A rescue fund's firepower will be increased to EUR1 trillion (US$1.4 trillion) and bondholders will accept 50% losses on Greek debt under the accord, reached at a second crisis summit in four days. The Standard & Poor's GSCI Index of raw materials gained as much as 1.7%, advancing for a fourth session in five.


"With the news out of Europe as noted above that all is well, at least for the moment, grains are markedly higher," said Dennis Gartman, the Suffolk, Virginia-based economist.


Corn for December delivery climbed 1.6% to US$6.47 a bushel. The grain is up 9.3% this month on increased sales.


Soy for January delivery gained 1.9% to US$12.43 a bushel. That extended the oilseed's rally this month to 5.4%.


Wheat for December delivery rose 2.2% to US$6.33 a bushel. The grain has advanced 3.9% in October. Milling wheat for January delivery gained 0.4% to EUR184.50 (US$261.4) a tonne on NYSE Liffe in Paris.
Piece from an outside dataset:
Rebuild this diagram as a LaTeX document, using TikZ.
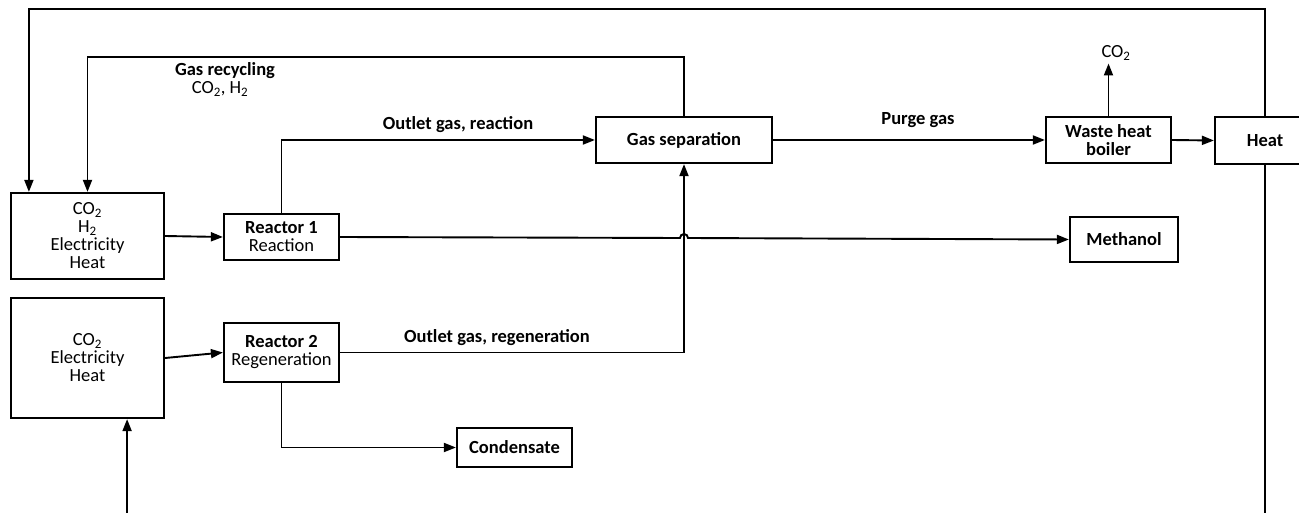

Rough rice for delivery in January added 0.5% to US$17.25 per 100 pounds in Chicago.


"We've seen a bit of demand coming into the markets at these levels across the board for grains, largely driven out of Asia and the Middle East," Michael Pitts, commodity sales director at National Australia Bank Ltd., said.


Egypt, the world's biggest wheat importer, yesterday bought 120,000 tonnes of the grain grown in Russia at US$243.44 a tonne. The price was "very competitive," Pitts said.